Coppola também utiliza lentos travellings que aproximam a câmera da casa logo quando o yankee John McComb (Colin Farrell) é resgatado. Em tais travellings, o foco é o portão de entrada da casa, que, por ser constituído de barras de ferro, emula uma prisão, a qual, em primeira análise, poderia ser a do homem, agora à mercê das mulheres lideradas por Martha (Nicole Kidman). Porém, aos poucos, O Estranho Que Nós Amamos ressignifica essa imagem, mostrando que, na verdade, John é apenas um veículo para a manifestação dos desejos femininos de todas as personagens enclausuradas na enorme casa.

Diferente da versão de 1971, quando o desejo das mulheres se resumia a manifestações sexuais representadas por imagens de devaneios, Coppola, como mulher, escolhe uma abordagem muito mais interessante e sugestiva.

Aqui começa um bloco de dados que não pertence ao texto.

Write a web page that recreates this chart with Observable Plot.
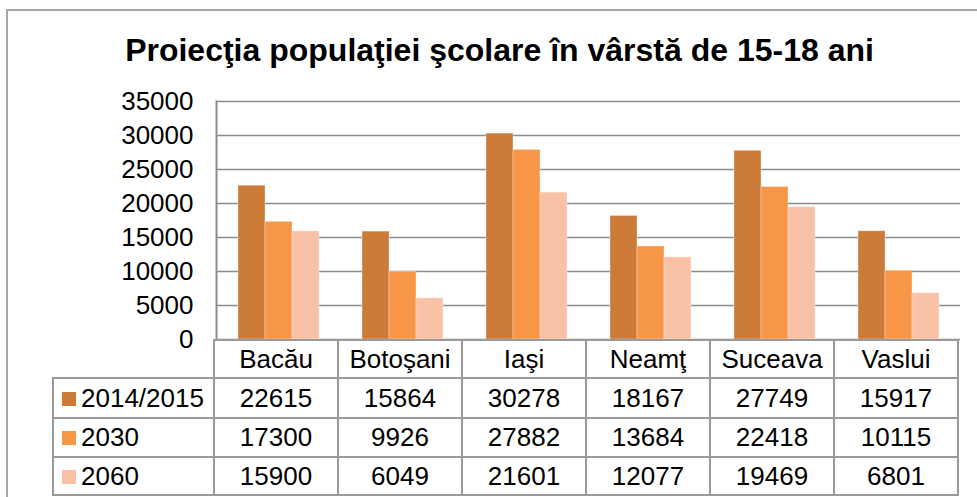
<!DOCTYPE html>
<html><head><meta charset="utf-8">
<script src="https://cdn.jsdelivr.net/npm/d3@7"></script>
<script src="https://cdn.jsdelivr.net/npm/@observablehq/plot@0.6"></script>
<style>
body{margin:0;background:#fff;font-family:"Liberation Sans",Arial,sans-serif;}
#wrap{position:relative;width:977px;height:497px;overflow:hidden;background:#fff}
#frame{position:absolute;left:6px;top:9px;width:1100px;height:1100px;border:2px solid #a6a6a6;box-sizing:border-box}
#title{position:absolute;left:0;width:999px;top:32px;text-align:center;font-weight:bold;font-size:32px;line-height:36px;color:#000}
#chart{position:absolute;left:0;top:0}
#tbl{position:absolute;border-collapse:collapse;table-layout:fixed;font-size:26px;color:#000}
#tbl td{border:2px solid #9a9a9a;text-align:center;padding:0;white-space:nowrap;overflow:hidden;box-sizing:border-box}
#tbl td.lab{text-align:left;padding-left:8px}
#tbl .sw{display:inline-block;width:14px;height:14px;margin-right:5px;vertical-align:1px}
</style></head>
<body><div id="wrap"><div id="frame"></div><div id="title">Proiecţia populaţiei şcolare în vârstă de 15-18 ani</div></div>
<script>
const counties = ["Bacău","Botoşani","Iaşi","Neamţ","Suceava","Vaslui"];
const series = ["2014/2015","2030","2060"];
const v2014 = [22615,15864,30278,18167,27749,15917];
const v2030 = [17300,9926,27882,13684,22418,10115];
const v2060 = [15900,6049,21601,12077,19469,6801];
const colors = ["#CC7A38","#F79646","#F9C1A5"];
const yTicks = [0,5000,10000,15000,20000,25000,30000,35000];

const valuesBySeries = [v2014, v2030, v2060];
const data = [];
counties.forEach((c, i) => series.forEach((s, j) => data.push({county: c, series: s, value: valuesBySeries[j][i]})));

const grid = "#8c8c8c";
const chart = Plot.plot({
  width: 977, height: 360,
  marginLeft: 213, marginRight: 15, marginTop: 101, marginBottom: 21,
  style: {fontFamily: "Liberation Sans, Arial, sans-serif", fontSize: "26px", background: "transparent", color: "#000"},
  fx: {domain: counties, padding: 0, axis: null},
  x: {domain: series, paddingInner: 0, paddingOuter: 0.73, axis: null},
  y: {domain: [0, 35000], axis: null},
  color: {domain: series, range: colors},
  marks: [
    Plot.ruleY(yTicks, {stroke: grid, strokeWidth: 1.6}),
    Plot.frame({anchor: "left", stroke: grid, strokeWidth: 2, facetAnchor: "left"}),
    Plot.axisY(yTicks, {tickSize: 0, tickPadding: 23, tickFormat: d => String(d), label: null, fontSize: 26, fill: "#000", facetAnchor: "left"}),
    Plot.barY(data, {fx: "county", x: "series", y: "value", fill: "series", stroke: "#ffffff", strokeOpacity: 0.35, strokeWidth: 1, inset: 0})
  ]
});
chart.id = "chart";
document.getElementById("wrap").appendChild(chart);

// Data table aligned with the fx scale
const fx = chart.scale("fx");
const step = fx.step;
const left0 = fx.range[0];
const rowH = [38, 40, 39, 38];
const tbl = document.createElement("table");
tbl.id = "tbl";
const firstW = left0 - 52;
tbl.style.left = "52px";
tbl.style.top = "339px";
const cg = document.createElement("colgroup");
[firstW, ...counties.map(() => step)].forEach(w => { const c = document.createElement("col"); c.style.width = w + "px"; cg.appendChild(c); });
tbl.appendChild(cg);
tbl.style.width = (firstW + step * counties.length) + "px";
const hr = document.createElement("tr");
hr.style.height = rowH[0] + "px";
const h0 = document.createElement("td");
h0.style.borderLeft = "none"; h0.style.borderTop = "none";
hr.appendChild(h0);
counties.forEach(c => { const td = document.createElement("td"); td.textContent = c; hr.appendChild(td); });
tbl.appendChild(hr);
series.forEach((s, j) => {
  const tr = document.createElement("tr");
  tr.style.height = rowH[j + 1] + "px";
  const lab = document.createElement("td");
  lab.className = "lab";
  const sw = document.createElement("span"); sw.className = "sw"; sw.style.background = colors[j];
  lab.appendChild(sw); lab.appendChild(document.createTextNode(s));
  tr.appendChild(lab);
  valuesBySeries[j].forEach(v => { const td = document.createElement("td"); td.textContent = String(v); tr.appendChild(td); });
  tbl.appendChild(tr);
});
document.getElementById("wrap").appendChild(tbl);
</script></body></html>
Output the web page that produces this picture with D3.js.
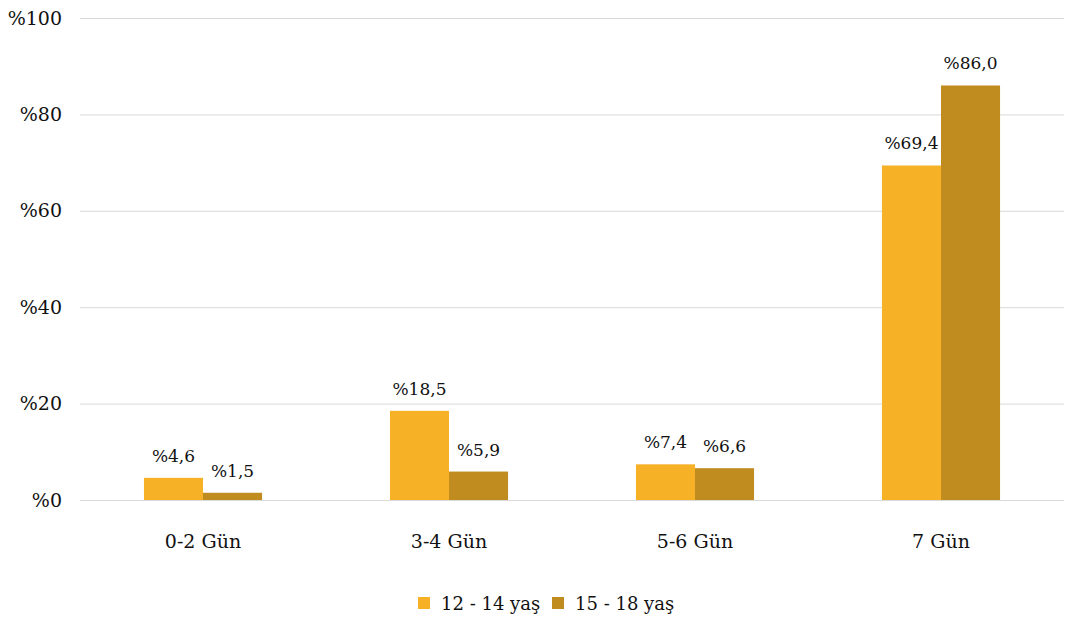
<!DOCTYPE html>
<html><head><meta charset="utf-8">
<script src="https://cdn.jsdelivr.net/npm/d3@7"></script>
<style>body{margin:0;background:#fff}svg{display:block}</style>
</head><body><svg id="c" width="1071" height="620"></svg>
<script>
const categories = ["0-2 Gün","3-4 Gün","5-6 Gün","7 Gün"];
const seriesNames = ["12 - 14 yaş","15 - 18 yaş"];
const values1214 = [4.6, 18.5, 7.4, 69.4];
const values1518 = [1.5, 5.9, 6.6, 86.0];
const yTicks = [0,20,40,60,80,100];
const colors = ["#F6B126","#C08B1F"];

(function(){
const FONT = "'DejaVu Serif', 'Times New Roman', Times, serif";
const svg = d3.select("#c");
const L = 80, R = 1064, T = 18, B = 500;
const x = d3.scaleBand().domain(categories).range([L,R]).paddingInner(0.52).paddingOuter(0.26);
const xs = d3.scaleBand().domain(seriesNames).range([0,x.bandwidth()]);
const y = d3.scaleLinear().domain([0,100]).range([B,T]);
const fmt = v => "%" + v.toFixed(1).replace(".", ",");

const yAxis = d3.axisLeft(y).tickValues(yTicks).tickSize(-(R-L)).tickFormat(d => "%" + d);
const ga = svg.append("g").attr("transform",`translate(${L},0)`).call(yAxis).attr("font-family",FONT).attr("font-size",19);
ga.select(".domain").remove();
ga.selectAll(".tick line").attr("stroke","#d9d9d9").attr("stroke-width",1);
ga.selectAll(".tick text").attr("x",-18).attr("dy","0.32em").attr("fill","#111");

const series = [values1214, values1518];
series.forEach((vals,si)=>{
  const g = svg.append("g").attr("font-family",FONT).attr("font-size",17);
  g.selectAll("rect").data(vals).join("rect")
    .attr("x",(d,i)=>x(categories[i])+xs(seriesNames[si]))
    .attr("width",xs.bandwidth())
    .attr("y",d=>y(d)).attr("height",d=>B-y(d))
    .attr("fill",colors[si]);
  g.selectAll("text").data(vals).join("text")
    .attr("x",(d,i)=>x(categories[i])+xs(seriesNames[si])+xs.bandwidth()/2)
    .attr("y",d=>y(d)-16)
    .attr("text-anchor","middle").attr("fill","#111")
    .text(fmt);
});

const gx = svg.append("g").attr("transform",`translate(0,${B})`).call(d3.axisBottom(x).tickSize(0).tickPadding(0)).attr("font-family",FONT).attr("font-size",19);
gx.select(".domain").remove();
gx.selectAll(".tick text").attr("dy",0).attr("y",48).attr("fill","#111");

const leg = svg.append("g").attr("font-family",FONT).attr("font-size",18);
const lx = [418, 552];
seriesNames.forEach((n,i)=>{
  leg.append("rect").attr("x",lx[i]).attr("y",597).attr("width",12).attr("height",12).attr("fill",colors[i]);
  leg.append("text").attr("x",lx[i]+23).attr("y",610).attr("fill","#111").text(n);
});
})();
</script></body></html>
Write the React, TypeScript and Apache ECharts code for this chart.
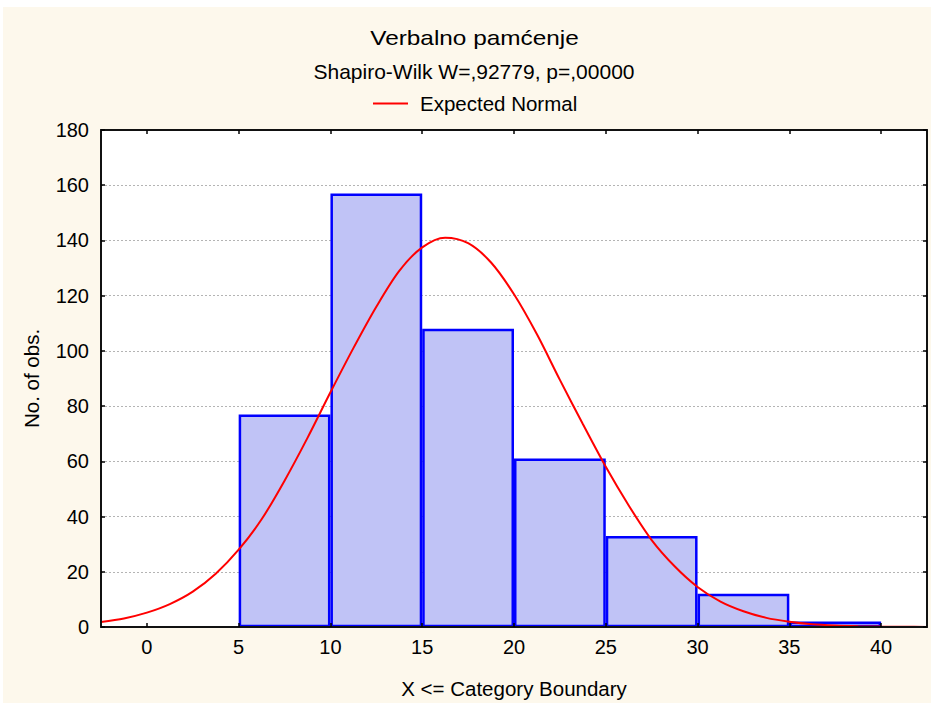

Não vemos o que as mulheres pensam – sequer ouvimos seus pensamentos -, temos acesso apenas às expressões faciais resultantes de suas interações com a figura masculina, o que é mais fiel como retratação da psique feminina se considerarmos que, segundo o senso comum, a mulher não tem um apego ao conteúdo visual como os homens. Por isso, a narrativa ganha uma abordagem menos onírica e mais coesa do que na versão de Don Siegel. Coppola aposta na força da troca de olhares  e das expressões faciais, deixando subjetividades imaginativas a cargo da imaginação do espectador.

A fotografia de Philippe Le Sourd também é essencial para a maneira como Coppola desenvolve o jogo de sedução e medo que permeia o ambiente. Com o auxílio de muita luz natural, repetidas vezes os personagens abrem e fecham cortinas e janelas, o que os faz ir da luz para a sombra constantemente, algo que ilustra de forma fantástica as diferentes atmosferas dos personagens. A projeção da luz do Sol sobre a casa também sugere a presença divina que protege as personagens, o que ressalta ainda mais o conflito entre dois mundos diferentes (a América da Guerra Civil e a bolha da casa das mulheres), já que a obra também tem como intenção mostrar como o mundo feminino imaculado e controlado pela religião se manteve alheio à violência da Guerra de Secessão – e ressaltar o sujo versus o puro e os planos detalhe nas mãos imundas de John é fundamental para mostrar como ele é um invasor no ambiente limpo de Martha e suas “meninas”.

Infelizmente, pequenos deslizes impedem que O Estranho Que Nós Amamos se torne uma obra-prima. Com um ritmo lento e controlado por toda a projeção, o filme apresenta, ao fim do seu segundo ato, uma sucessão de cenas rápidas e pouco desenvolvidas, que tornam abrupta a mudança de tom na parte final. Há momentos em que planos são traçados, e, de forma rude, o longa corta diretamente para o momento posterior à sua execução, impedindo que criemos quaisquer expectativas ou frustrações com a situação criada. A ausência de um elo entre John e o público também é sentida. Se no filme de Siegel a personagem da escrava possibilitava maiores debates sociais, aqui a personagem mais próxima de John é Edwina (Kirsten Dunst), uma professora insatisfeita com sua vida, o que, apesar de servir como estopim para outros conflitos, limita o filme tematicamente, por ela ser apenas mais uma moça branca e loira.

Sobre as personagens, Coppola é muito feliz ao mostrar as diferenças nas relações das distintas faixas etárias com a figura masculina. Enquanto pelas mais jovens John é visto de forma paternal e heroica – resultado da criação falocêntrico-cristã imposta pela sociedade da época -, o yankee desperta o desejo sexual das adolescentes e adultas e é visto quase como uma ferramenta de autodescoberta por Alicia (Elle Fanning) ou de escapismo por Edwina (Dunst). Já com Martha (Kidman), John é uma ameaça a seus dogmas e estilo de vida, já que inicialmente representa seu medo do desconhecido, mas, aos poucos, desconstrói-se como um gatilho para seus sentimentos reprimidos. Tais relações funcionam tanto como um retrato de um período extremamente sexista quanto como um estudo da psique humana, retratando diferentes reações a um mesmo estímulo, as quais se diferenciam apenas pela bagagem de exposição à alienação machista da época.

O Estranho Que Nós Amamos releva-se uma releitura moderna e arrojada, que descarta os delírios subjetivos de Siegel e dá lugar a uma trama mais focada no estudo feminino de Coppola. Em uma análise mais desconectada do tema principal, o filme ainda funciona como um retrato de arquétipos presos e reprimidos, tanto física – John se vê obrigado a participar da guerra e, posteriormente, encontra-se preso à casa de Martha – quanto mentalmente – Martha e as outras moças estão praticamente domesticadas pelo contexto político-social da época -, o que torna a obra ainda mais rica tematicamente.